SHORT PROBLEM ▸
Repeat everything in the material exactly.

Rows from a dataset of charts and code

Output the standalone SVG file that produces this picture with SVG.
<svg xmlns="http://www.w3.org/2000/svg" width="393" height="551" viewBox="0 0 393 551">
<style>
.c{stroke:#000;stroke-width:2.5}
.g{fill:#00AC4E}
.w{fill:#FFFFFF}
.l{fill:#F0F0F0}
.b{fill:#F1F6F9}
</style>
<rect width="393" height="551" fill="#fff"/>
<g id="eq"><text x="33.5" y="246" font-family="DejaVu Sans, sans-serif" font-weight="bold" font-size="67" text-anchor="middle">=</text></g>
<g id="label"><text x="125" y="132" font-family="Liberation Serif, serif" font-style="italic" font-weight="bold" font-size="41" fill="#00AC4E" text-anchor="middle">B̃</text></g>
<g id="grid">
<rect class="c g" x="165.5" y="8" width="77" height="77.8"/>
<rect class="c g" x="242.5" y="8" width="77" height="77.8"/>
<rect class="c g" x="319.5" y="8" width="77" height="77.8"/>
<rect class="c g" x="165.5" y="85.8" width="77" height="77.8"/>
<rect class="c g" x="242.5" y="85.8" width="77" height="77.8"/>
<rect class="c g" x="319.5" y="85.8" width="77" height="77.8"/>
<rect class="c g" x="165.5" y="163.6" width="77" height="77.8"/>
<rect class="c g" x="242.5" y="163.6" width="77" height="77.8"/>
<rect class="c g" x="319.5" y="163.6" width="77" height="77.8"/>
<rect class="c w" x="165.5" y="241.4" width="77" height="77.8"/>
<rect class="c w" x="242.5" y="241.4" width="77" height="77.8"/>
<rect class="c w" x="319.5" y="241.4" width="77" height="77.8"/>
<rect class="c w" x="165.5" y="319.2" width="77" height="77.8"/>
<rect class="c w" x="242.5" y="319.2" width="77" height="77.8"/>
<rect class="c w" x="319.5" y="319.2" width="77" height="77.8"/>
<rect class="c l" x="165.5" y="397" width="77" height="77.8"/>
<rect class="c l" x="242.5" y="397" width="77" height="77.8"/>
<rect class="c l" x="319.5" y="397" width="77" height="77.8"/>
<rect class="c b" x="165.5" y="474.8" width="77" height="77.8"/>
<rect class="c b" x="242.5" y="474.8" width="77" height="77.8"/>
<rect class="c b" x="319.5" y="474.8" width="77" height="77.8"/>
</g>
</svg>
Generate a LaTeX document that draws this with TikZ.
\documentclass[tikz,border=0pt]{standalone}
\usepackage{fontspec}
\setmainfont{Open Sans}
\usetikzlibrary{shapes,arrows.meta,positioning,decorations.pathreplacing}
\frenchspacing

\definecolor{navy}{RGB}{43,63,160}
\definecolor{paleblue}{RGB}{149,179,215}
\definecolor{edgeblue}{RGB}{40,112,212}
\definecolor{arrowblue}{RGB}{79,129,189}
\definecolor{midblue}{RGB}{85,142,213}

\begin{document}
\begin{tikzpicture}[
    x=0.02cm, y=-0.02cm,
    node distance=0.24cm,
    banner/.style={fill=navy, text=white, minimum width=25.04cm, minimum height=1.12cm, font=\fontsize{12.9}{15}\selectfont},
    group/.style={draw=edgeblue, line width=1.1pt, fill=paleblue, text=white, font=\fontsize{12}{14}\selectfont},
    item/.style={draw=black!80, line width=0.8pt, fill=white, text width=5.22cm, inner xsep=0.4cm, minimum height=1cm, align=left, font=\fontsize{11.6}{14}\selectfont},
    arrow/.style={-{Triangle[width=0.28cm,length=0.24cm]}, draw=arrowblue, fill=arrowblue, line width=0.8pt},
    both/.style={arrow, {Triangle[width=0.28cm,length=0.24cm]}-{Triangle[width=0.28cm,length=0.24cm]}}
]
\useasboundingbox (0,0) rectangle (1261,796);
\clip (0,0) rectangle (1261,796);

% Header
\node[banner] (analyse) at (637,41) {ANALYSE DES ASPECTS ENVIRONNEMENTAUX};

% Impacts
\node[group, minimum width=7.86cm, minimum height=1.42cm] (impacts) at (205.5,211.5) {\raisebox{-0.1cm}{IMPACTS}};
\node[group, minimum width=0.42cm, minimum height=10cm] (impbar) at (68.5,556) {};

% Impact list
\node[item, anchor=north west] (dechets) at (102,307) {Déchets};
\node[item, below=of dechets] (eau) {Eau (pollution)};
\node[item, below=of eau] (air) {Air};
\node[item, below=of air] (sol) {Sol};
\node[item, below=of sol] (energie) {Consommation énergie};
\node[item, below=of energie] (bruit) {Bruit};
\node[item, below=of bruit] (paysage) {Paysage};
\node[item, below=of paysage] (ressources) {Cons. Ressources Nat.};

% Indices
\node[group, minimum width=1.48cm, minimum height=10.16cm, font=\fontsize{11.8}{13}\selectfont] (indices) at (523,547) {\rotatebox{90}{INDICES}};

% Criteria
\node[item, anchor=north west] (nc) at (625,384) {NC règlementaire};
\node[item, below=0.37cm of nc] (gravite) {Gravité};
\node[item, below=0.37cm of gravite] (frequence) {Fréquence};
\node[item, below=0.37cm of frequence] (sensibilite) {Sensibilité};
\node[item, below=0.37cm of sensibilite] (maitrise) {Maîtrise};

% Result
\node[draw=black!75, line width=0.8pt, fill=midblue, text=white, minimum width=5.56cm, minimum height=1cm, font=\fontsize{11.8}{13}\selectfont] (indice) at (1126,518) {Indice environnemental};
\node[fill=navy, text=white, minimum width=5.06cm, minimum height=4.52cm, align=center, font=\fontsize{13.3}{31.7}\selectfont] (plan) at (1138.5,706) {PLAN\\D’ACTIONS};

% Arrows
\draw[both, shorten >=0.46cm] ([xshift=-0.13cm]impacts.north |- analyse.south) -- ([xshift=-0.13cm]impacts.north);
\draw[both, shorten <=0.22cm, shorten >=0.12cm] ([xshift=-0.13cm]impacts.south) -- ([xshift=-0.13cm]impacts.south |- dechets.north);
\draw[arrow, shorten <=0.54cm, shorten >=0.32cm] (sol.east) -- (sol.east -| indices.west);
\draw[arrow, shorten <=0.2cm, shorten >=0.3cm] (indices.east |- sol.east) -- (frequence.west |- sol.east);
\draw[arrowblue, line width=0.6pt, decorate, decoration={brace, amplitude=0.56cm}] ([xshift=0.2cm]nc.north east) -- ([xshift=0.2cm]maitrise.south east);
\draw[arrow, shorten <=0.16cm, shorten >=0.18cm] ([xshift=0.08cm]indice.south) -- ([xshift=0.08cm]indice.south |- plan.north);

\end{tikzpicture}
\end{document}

TASK RESPONSE ▸
Output the standalone SVG file that produces this picture with SVG.
<svg xmlns="http://www.w3.org/2000/svg" width="393" height="551" viewBox="0 0 393 551">
<style>
.c{stroke:#000;stroke-width:2.5}
.g{fill:#00AC4E}
.w{fill:#FFFFFF}
.l{fill:#F0F0F0}
.b{fill:#F1F6F9}
</style>
<rect width="393" height="551" fill="#fff"/>
<g id="eq"><text x="33.5" y="246" font-family="DejaVu Sans, sans-serif" font-weight="bold" font-size="67" text-anchor="middle">=</text></g>
<g id="label"><text x="125" y="132" font-family="Liberation Serif, serif" font-style="italic" font-weight="bold" font-size="41" fill="#00AC4E" text-anchor="middle">B̃</text></g>
<g id="grid">
<rect class="c g" x="165.5" y="8" width="77" height="77.8"/>
<rect class="c g" x="242.5" y="8" width="77" height="77.8"/>
<rect class="c g" x="319.5" y="8" width="77" height="77.8"/>
<rect class="c g" x="165.5" y="85.8" width="77" height="77.8"/>
<rect class="c g" x="242.5" y="85.8" width="77" height="77.8"/>
<rect class="c g" x="319.5" y="85.8" width="77" height="77.8"/>
<rect class="c g" x="165.5" y="163.6" width="77" height="77.8"/>
<rect class="c g" x="242.5" y="163.6" width="77" height="77.8"/>
<rect class="c g" x="319.5" y="163.6" width="77" height="77.8"/>
<rect class="c w" x="165.5" y="241.4" width="77" height="77.8"/>
<rect class="c w" x="242.5" y="241.4" width="77" height="77.8"/>
<rect class="c w" x="319.5" y="241.4" width="77" height="77.8"/>
<rect class="c w" x="165.5" y="319.2" width="77" height="77.8"/>
<rect class="c w" x="242.5" y="319.2" width="77" height="77.8"/>
<rect class="c w" x="319.5" y="319.2" width="77" height="77.8"/>
<rect class="c l" x="165.5" y="397" width="77" height="77.8"/>
<rect class="c l" x="242.5" y="397" width="77" height="77.8"/>
<rect class="c l" x="319.5" y="397" width="77" height="77.8"/>
<rect class="c b" x="165.5" y="474.8" width="77" height="77.8"/>
<rect class="c b" x="242.5" y="474.8" width="77" height="77.8"/>
<rect class="c b" x="319.5" y="474.8" width="77" height="77.8"/>
</g>
</svg>
Generate a LaTeX document that draws this with TikZ.
\documentclass[tikz,border=0pt]{standalone}
\usepackage{fontspec}
\setmainfont{Open Sans}
\usetikzlibrary{shapes,arrows.meta,positioning,decorations.pathreplacing}
\frenchspacing

\definecolor{navy}{RGB}{43,63,160}
\definecolor{paleblue}{RGB}{149,179,215}
\definecolor{edgeblue}{RGB}{40,112,212}
\definecolor{arrowblue}{RGB}{79,129,189}
\definecolor{midblue}{RGB}{85,142,213}

\begin{document}
\begin{tikzpicture}[
    x=0.02cm, y=-0.02cm,
    node distance=0.24cm,
    banner/.style={fill=navy, text=white, minimum width=25.04cm, minimum height=1.12cm, font=\fontsize{12.9}{15}\selectfont},
    group/.style={draw=edgeblue, line width=1.1pt, fill=paleblue, text=white, font=\fontsize{12}{14}\selectfont},
    item/.style={draw=black!80, line width=0.8pt, fill=white, text width=5.22cm, inner xsep=0.4cm, minimum height=1cm, align=left, font=\fontsize{11.6}{14}\selectfont},
    arrow/.style={-{Triangle[width=0.28cm,length=0.24cm]}, draw=arrowblue, fill=arrowblue, line width=0.8pt},
    both/.style={arrow, {Triangle[width=0.28cm,length=0.24cm]}-{Triangle[width=0.28cm,length=0.24cm]}}
]
\useasboundingbox (0,0) rectangle (1261,796);
\clip (0,0) rectangle (1261,796);

% Header
\node[banner] (analyse) at (637,41) {ANALYSE DES ASPECTS ENVIRONNEMENTAUX};

% Impacts
\node[group, minimum width=7.86cm, minimum height=1.42cm] (impacts) at (205.5,211.5) {\raisebox{-0.1cm}{IMPACTS}};
\node[group, minimum width=0.42cm, minimum height=10cm] (impbar) at (68.5,556) {};

% Impact list
\node[item, anchor=north west] (dechets) at (102,307) {Déchets};
\node[item, below=of dechets] (eau) {Eau (pollution)};
\node[item, below=of eau] (air) {Air};
\node[item, below=of air] (sol) {Sol};
\node[item, below=of sol] (energie) {Consommation énergie};
\node[item, below=of energie] (bruit) {Bruit};
\node[item, below=of bruit] (paysage) {Paysage};
\node[item, below=of paysage] (ressources) {Cons. Ressources Nat.};

% Indices
\node[group, minimum width=1.48cm, minimum height=10.16cm, font=\fontsize{11.8}{13}\selectfont] (indices) at (523,547) {\rotatebox{90}{INDICES}};

% Criteria
\node[item, anchor=north west] (nc) at (625,384) {NC règlementaire};
\node[item, below=0.37cm of nc] (gravite) {Gravité};
\node[item, below=0.37cm of gravite] (frequence) {Fréquence};
\node[item, below=0.37cm of frequence] (sensibilite) {Sensibilité};
\node[item, below=0.37cm of sensibilite] (maitrise) {Maîtrise};

% Result
\node[draw=black!75, line width=0.8pt, fill=midblue, text=white, minimum width=5.56cm, minimum height=1cm, font=\fontsize{11.8}{13}\selectfont] (indice) at (1126,518) {Indice environnemental};
\node[fill=navy, text=white, minimum width=5.06cm, minimum height=4.52cm, align=center, font=\fontsize{13.3}{31.7}\selectfont] (plan) at (1138.5,706) {PLAN\\D’ACTIONS};

% Arrows
\draw[both, shorten >=0.46cm] ([xshift=-0.13cm]impacts.north |- analyse.south) -- ([xshift=-0.13cm]impacts.north);
\draw[both, shorten <=0.22cm, shorten >=0.12cm] ([xshift=-0.13cm]impacts.south) -- ([xshift=-0.13cm]impacts.south |- dechets.north);
\draw[arrow, shorten <=0.54cm, shorten >=0.32cm] (sol.east) -- (sol.east -| indices.west);
\draw[arrow, shorten <=0.2cm, shorten >=0.3cm] (indices.east |- sol.east) -- (frequence.west |- sol.east);
\draw[arrowblue, line width=0.6pt, decorate, decoration={brace, amplitude=0.56cm}] ([xshift=0.2cm]nc.north east) -- ([xshift=0.2cm]maitrise.south east);
\draw[arrow, shorten <=0.16cm, shorten >=0.18cm] ([xshift=0.08cm]indice.south) -- ([xshift=0.08cm]indice.south |- plan.north);

\end{tikzpicture}
\end{document}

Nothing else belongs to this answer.